**AIM**
Go through the listing and copy each line with the string "this".

**GIVEN DATA**
>>>>>
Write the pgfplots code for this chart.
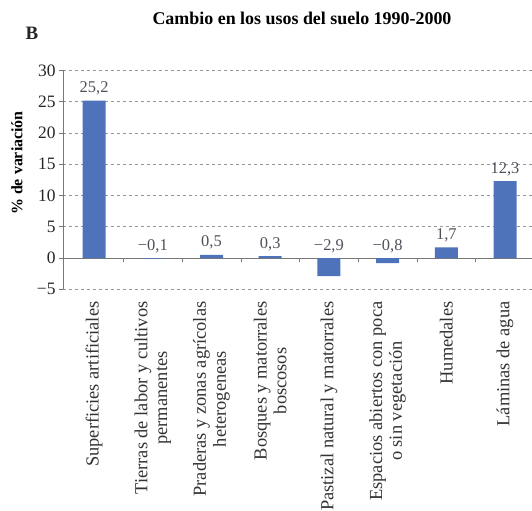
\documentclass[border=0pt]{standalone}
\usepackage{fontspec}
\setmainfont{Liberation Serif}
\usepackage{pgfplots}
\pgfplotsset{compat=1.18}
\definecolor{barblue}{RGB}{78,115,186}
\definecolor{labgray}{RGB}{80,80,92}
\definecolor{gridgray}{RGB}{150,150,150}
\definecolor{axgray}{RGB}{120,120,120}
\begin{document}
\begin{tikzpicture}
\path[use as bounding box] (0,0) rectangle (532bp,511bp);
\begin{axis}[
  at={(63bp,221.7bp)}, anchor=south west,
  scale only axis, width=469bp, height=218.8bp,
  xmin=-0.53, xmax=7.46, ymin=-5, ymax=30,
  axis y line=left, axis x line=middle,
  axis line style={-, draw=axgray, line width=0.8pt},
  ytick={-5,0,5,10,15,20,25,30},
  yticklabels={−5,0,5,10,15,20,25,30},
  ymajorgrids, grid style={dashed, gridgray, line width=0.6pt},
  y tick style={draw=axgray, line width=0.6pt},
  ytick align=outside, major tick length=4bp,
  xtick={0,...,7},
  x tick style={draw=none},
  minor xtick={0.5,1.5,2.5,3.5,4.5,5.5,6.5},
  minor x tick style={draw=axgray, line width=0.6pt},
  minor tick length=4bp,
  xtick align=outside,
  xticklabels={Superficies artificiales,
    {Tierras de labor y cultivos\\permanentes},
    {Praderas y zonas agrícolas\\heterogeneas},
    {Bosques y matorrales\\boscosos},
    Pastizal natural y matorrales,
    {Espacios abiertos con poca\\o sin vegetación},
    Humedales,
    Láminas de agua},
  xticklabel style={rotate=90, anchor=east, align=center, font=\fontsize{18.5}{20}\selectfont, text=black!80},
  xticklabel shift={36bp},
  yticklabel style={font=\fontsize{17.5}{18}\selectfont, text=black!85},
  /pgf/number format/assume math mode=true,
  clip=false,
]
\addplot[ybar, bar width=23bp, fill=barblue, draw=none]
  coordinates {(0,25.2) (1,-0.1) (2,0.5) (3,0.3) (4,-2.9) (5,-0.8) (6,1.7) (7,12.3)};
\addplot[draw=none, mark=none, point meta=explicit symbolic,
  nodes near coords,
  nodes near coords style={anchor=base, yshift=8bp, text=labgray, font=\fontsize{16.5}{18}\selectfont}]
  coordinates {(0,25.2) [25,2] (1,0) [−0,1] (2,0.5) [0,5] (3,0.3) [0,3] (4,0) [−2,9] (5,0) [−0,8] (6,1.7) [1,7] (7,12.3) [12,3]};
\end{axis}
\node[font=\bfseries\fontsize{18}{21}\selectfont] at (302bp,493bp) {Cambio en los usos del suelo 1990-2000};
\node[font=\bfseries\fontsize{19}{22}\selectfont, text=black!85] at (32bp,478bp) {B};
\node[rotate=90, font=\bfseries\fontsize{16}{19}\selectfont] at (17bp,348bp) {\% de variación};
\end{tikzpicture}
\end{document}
<<<<<
>>>>>
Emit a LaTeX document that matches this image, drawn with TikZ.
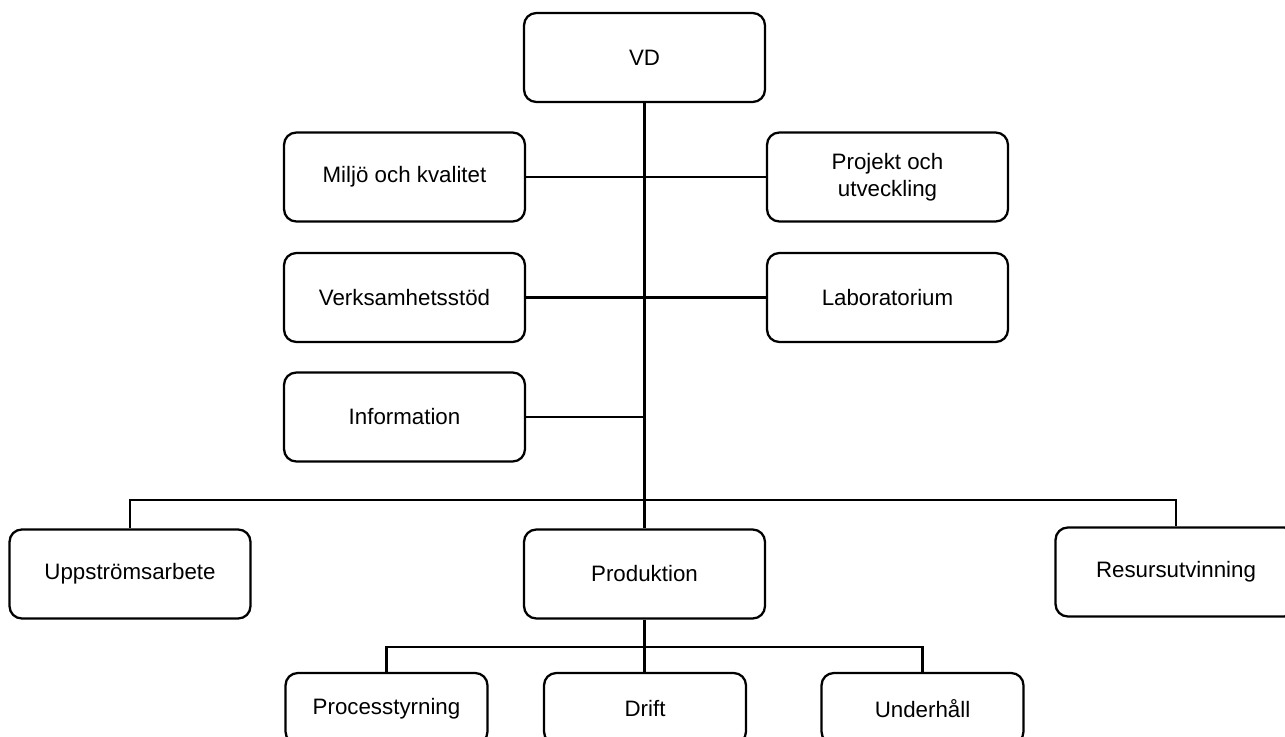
<<<<<
**RESPONSE TO THE EXERCISE**
Write the pgfplots code for this chart.
Emit a LaTeX document that matches this image, drawn with TikZ.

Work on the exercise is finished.